‘I’m Not Single, I Have a Dog’
By Susan Hartzler
Commentary by Flavia Potenza
Once, marriage was the norm for adults. But now, for the first time since the Bureau of Labor Statistics began tracking these numbers in 1976, there are more single Americans than people who are married. About 50.2 percent — or 124.6 million American adults — are single.
This cannot be a review. Susan Hartzler was once, briefly, my boss. She has been a friend ever since. I was working for her public relations company, Alpha Dog PR, when this book was just an idea with big question marks hanging over it. We discussed it, played around with it, wrote, rewrote possible chapters and then the Great Recession hit. I was out of a job and she was out of her family home. We sat together for hours in her driveway as she sold everything she could. Still, we laughed a lot. Like her dogs, but completely her human self, Susan is smart, fun, funny, the best friend anyone could have...and wrote the book.

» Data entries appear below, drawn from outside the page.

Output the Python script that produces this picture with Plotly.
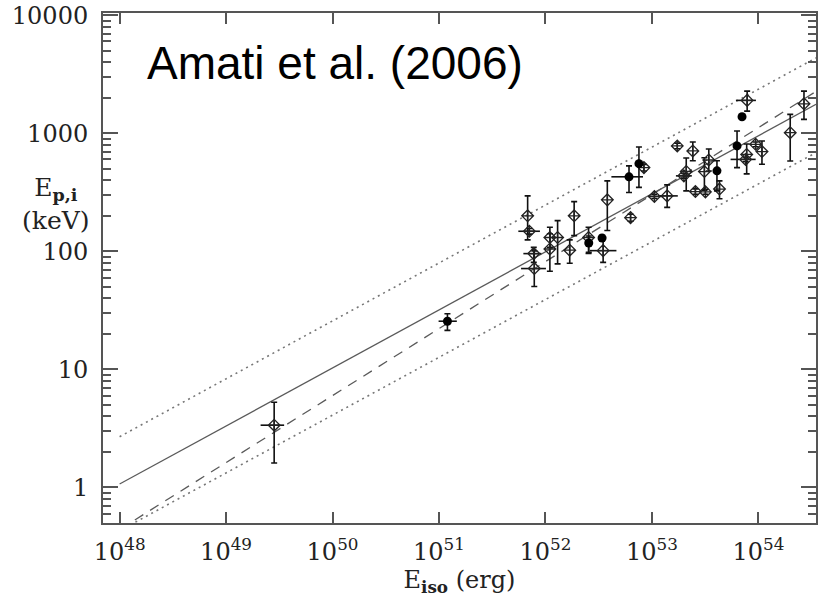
import plotly.graph_objects as go

# ---------------- data (Eiso in 1e52 erg, Ep,i in keV) ----------------
open_E    = [0.00283, 0.68, 0.705, 0.776, 0.785, 1.10, 1.10, 1.30, 1.69, 1.86, 2.54, 3.48, 3.81,
             6.30, 8.41, 10.55, 13.9, 17.3, 19.95, 21.0, 24.2, 25.6, 31.1, 31.8, 34.2, 43.1,
             78.4, 77.6, 75.9, 94.2, 108, 199, 268]
open_Elo  = [0.00211, 0.68, 0.556, 0.62, 0.59, 1.10, 1.10, 1.30, 1.69, 1.86, 2.54, 2.61, 3.81,
             6.30, 8.41, 9.16, 11.4, 17.3, 16.8, 21.0, 24.2, 25.6, 31.1, 31.8, 34.2, 43.1,
             61.5, 77.6, 54.8, 94.2, 108, 199, 268]
open_Ehi  = [0.00351, 0.68, 0.887, 0.914, 1.01, 1.10, 1.10, 1.30, 1.69, 1.86, 2.54, 4.64, 3.81,
             6.30, 8.41, 12.7, 17.5, 17.3, 23.7, 21.0, 24.2, 25.6, 31.1, 31.8, 34.2, 43.1,
             94.8, 77.6, 94.2, 94.2, 108, 199, 268]
open_Ep   = [3.37, 200, 148, 95.7, 71.5, 131, 104.7, 131, 102.3, 200, 131, 101.4, 273,
             193, 512, 292, 295, 782, 436, 475, 709, 321, 474, 319, 594, 337,
             1900, 662, 601, 807, 700, 1012, 1778]
open_Eplo = [1.61, 125, 140, 80.7, 50.4, 108, 67.8, 78.3, 79.3, 136, 96, 80.7, 150,
             180, 480, 280, 236, 740, 415, 325, 585, 305, 330, 305, 480, 279,
             1542, 453, 575, 770, 547, 583, 1313]
open_Ephi = [5.27, 295, 156, 108, 101, 160, 141, 182, 125, 264, 160, 131, 395,
             206, 545, 305, 366, 825, 458, 618, 845, 338, 620, 335, 736, 395,
             2275, 812, 628, 845, 861, 1446, 2275]

fill_E    = [0.120, 2.55, 3.40, 6.09, 7.55, 40.8, 63.0, 70.2]
fill_Elo  = [0.0991, 2.55, 3.40, 4.16, 7.55, 40.8, 63.0, 70.2]
fill_Ehi  = [0.147, 2.55, 3.40, 8.24, 7.55, 40.8, 63.0, 70.2]
fill_Ep   = [25.6, 117.8, 129.8, 428, 553, 481, 782, 1381]
fill_Eplo = [21.4, 98, 124, 315, 348, 325, 512, 1381]
fill_Ephi = [29.6, 135, 136, 530, 766, 585, 1046, 1381]

# correlation lines (end points, erg / keV)
line_x        = [1e48, 3.48e54]
fit_solid_y   = [1.07, 1760]
fit_dashed_y  = [0.44, 2265]
upper_dot_y   = [2.69, 4355]
lower_dot_y   = [0.43, 686]

x_tickvals = [1e48, 1e49, 1e50, 1e51, 1e52, 1e53, 1e54]
x_ticktext = ["10<sup>48</sup>", "10<sup>49</sup>", "10<sup>50</sup>", "10<sup>51</sup>",
              "10<sup>52</sup>", "10<sup>53</sup>", "10<sup>54</sup>"]
y_tickvals = [1, 10, 100, 1000, 10000]
y_ticktext = ["1", "10", "100", "1000", "10000"]

# ---------------------------------------------------------------------
S = 1e52
oE = [v * S for v in open_E]
fE = [v * S for v in fill_E]

def errs(v, lo, hi):
    return [h - x for x, h in zip(v, hi)], [x - l for x, l in zip(v, lo)]

o_xp, o_xm = errs(oE, [v * S for v in open_Elo], [v * S for v in open_Ehi])
o_yp, o_ym = errs(open_Ep, open_Eplo, open_Ephi)
f_xp, f_xm = errs(fE, [v * S for v in fill_Elo], [v * S for v in fill_Ehi])
f_yp, f_ym = errs(fill_Ep, fill_Eplo, fill_Ephi)

fig = go.Figure()
lc = "#5a5a5a"
fig.add_trace(go.Scatter(x=line_x, y=upper_dot_y, mode="lines",
                         line=dict(color="#777", width=1.6, dash="2px,4px"), hoverinfo="skip"))
fig.add_trace(go.Scatter(x=line_x, y=lower_dot_y, mode="lines",
                         line=dict(color="#777", width=1.6, dash="2px,4px"), hoverinfo="skip"))
fig.add_trace(go.Scatter(x=line_x, y=fit_dashed_y, mode="lines",
                         line=dict(color=lc, width=1.3, dash="10px,8px"), hoverinfo="skip"))
fig.add_trace(go.Scatter(x=line_x, y=fit_solid_y, mode="lines",
                         line=dict(color=lc, width=1.3), hoverinfo="skip"))

eb = dict(color="#111", thickness=1.6)
fig.add_trace(go.Scatter(
    x=oE, y=open_Ep, mode="markers",
    marker=dict(symbol="diamond-cross-open", size=9, color="#222", line=dict(width=1.3)),
    error_x=dict(type="data", symmetric=False, array=o_xp, arrayminus=o_xm, width=0, **eb),
    error_y=dict(type="data", symmetric=False, array=o_yp, arrayminus=o_ym, width=3, **eb),
))
fig.add_trace(go.Scatter(
    x=fE, y=fill_Ep, mode="markers",
    marker=dict(symbol="circle", size=9, color="#000"),
    error_x=dict(type="data", symmetric=False, array=f_xp, arrayminus=f_xm, width=0, **eb),
    error_y=dict(type="data", symmetric=False, array=f_yp, arrayminus=f_ym, width=3, **eb),
))

axis_common = dict(type="log", showline=True, linecolor="#555", linewidth=2, mirror="ticks",
                   ticks="inside", tickcolor="#555", tickwidth=1.5, showgrid=False, zeroline=False,
                   tickfont=dict(family="DejaVu Serif", size=24, color="#222"))

minor_y = [k * 10 ** n for n in range(-1, 4) for k in range(2, 10) if 0.5 <= k * 10 ** n <= 10450]

fig.update_xaxes(**axis_common, range=[47.844, 54.541], tickmode="array",
                 tickvals=x_tickvals, ticktext=x_ticktext, ticklen=11, ticklabelstandoff=6,
                 title=dict(text="E<sub><b>iso</b></sub> (erg)",
                            font=dict(family="DejaVu Serif", size=24, color="#222"), standoff=2))
fig.update_yaxes(**axis_common, range=[-0.301, 4.019], tickmode="array",
                 tickvals=y_tickvals, ticktext=y_ticktext, ticklen=15, ticklabelstandoff=8,
                 minor=dict(tickmode="array", tickvals=minor_y, ticks="inside", ticklen=8,
                            tickcolor="#555", tickwidth=1.5))

fig.add_annotation(text="E<sub><b>p,i</b></sub><br>(keV)", xref="paper", yref="paper",
                   x=-0.066, y=0.626, xanchor="center", yanchor="middle", showarrow=False,
                   font=dict(family="DejaVu Serif", size=25, color="#222"))
fig.add_annotation(text="Amati et al. (2006)", xref="paper", yref="paper",
                   x=0.0583, y=0.9026, xanchor="left", yanchor="middle", showarrow=False,
                   font=dict(family="Liberation Sans", size=46, color="#000"))

fig.update_layout(width=820, height=602, margin=dict(l=103, r=2, t=12, b=79),
                  paper_bgcolor="white", plot_bgcolor="white", showlegend=False)

fig.write_html("out.html")
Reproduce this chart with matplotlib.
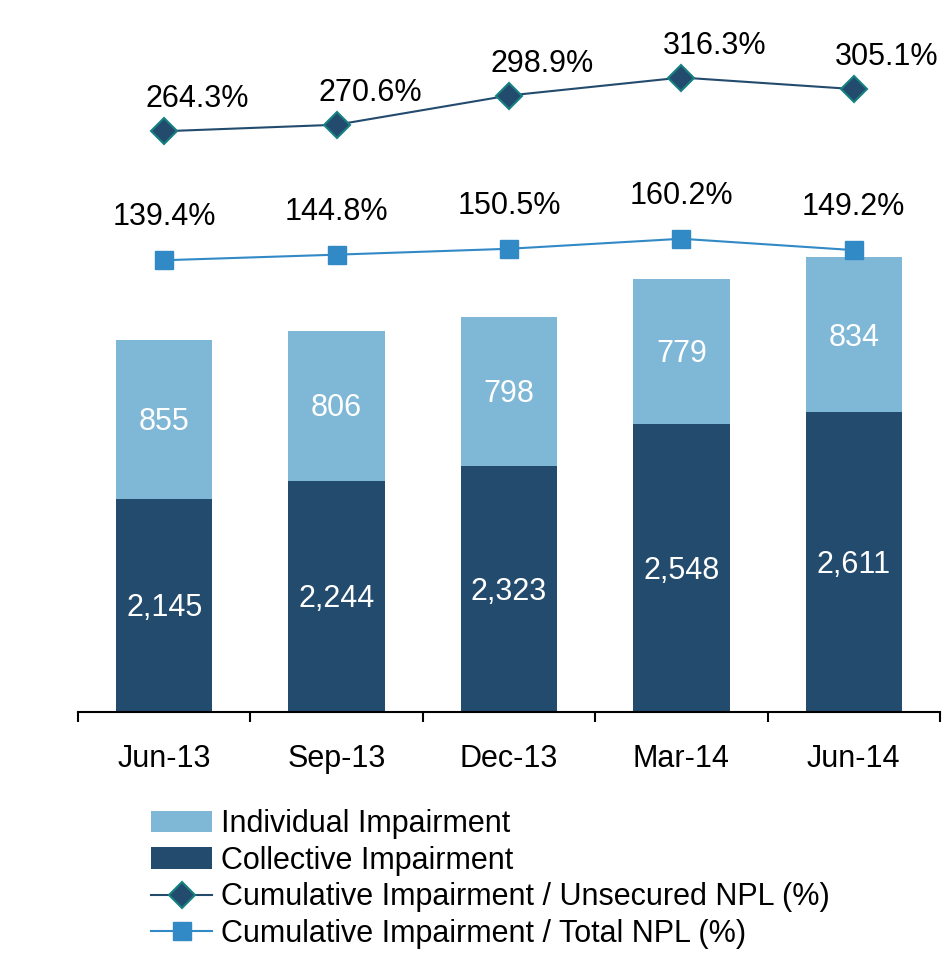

About I’m Not Single. I Have a Dog (McFarland & Company, Publishers)—At age 60, Susan Hartzler has learned to accept, even love, the single life, provided she has good friends and a dog or two by her side. Always attracted to the quintessential bad boy with his good looks and charming ways, she was sure she could change “the one” into a devoted partner and loving father, but her compulsive giving-and-fixing behaviors went hand in hand with her disappointing and disastrous romantic relationships. On a purposeful trip to the pound, she hoped to find a dog to care for, one that would sniff out the bad guys, give her a sense of purpose, and help her find meaning in her crazy world. Thoughtful and funny, this memoir follows Susan’s life through the many ups and downs on her way to finding unconditional love. Her journey is full of the hard decisions it took to learn to put herself first and stop staying in unhealthy relationships. By saving a dog, she rescues herself, learning to love herself as much as her dog loves her.
Susan Hartzler is an award-winning writer, blogger, and a public relations professional. She trains her own dogs, who are both working actors and models. A volunteer for Therapy Dogs International, she escorts her dogs to hospitals and schools to visit children in need.
She is also a two-time winner, one, the Angel on a Leash Award from the Dog Writer’s Association of America; and the Pawlitzer Prize from America’s most dog-friendly city, Carmel, CA, for two short stories, one published in New World Library’s “Dogs and the Women Who Love Them,” and Atria’s “The Divinity of Dogs.” Both stories were originally created as chapters in her book.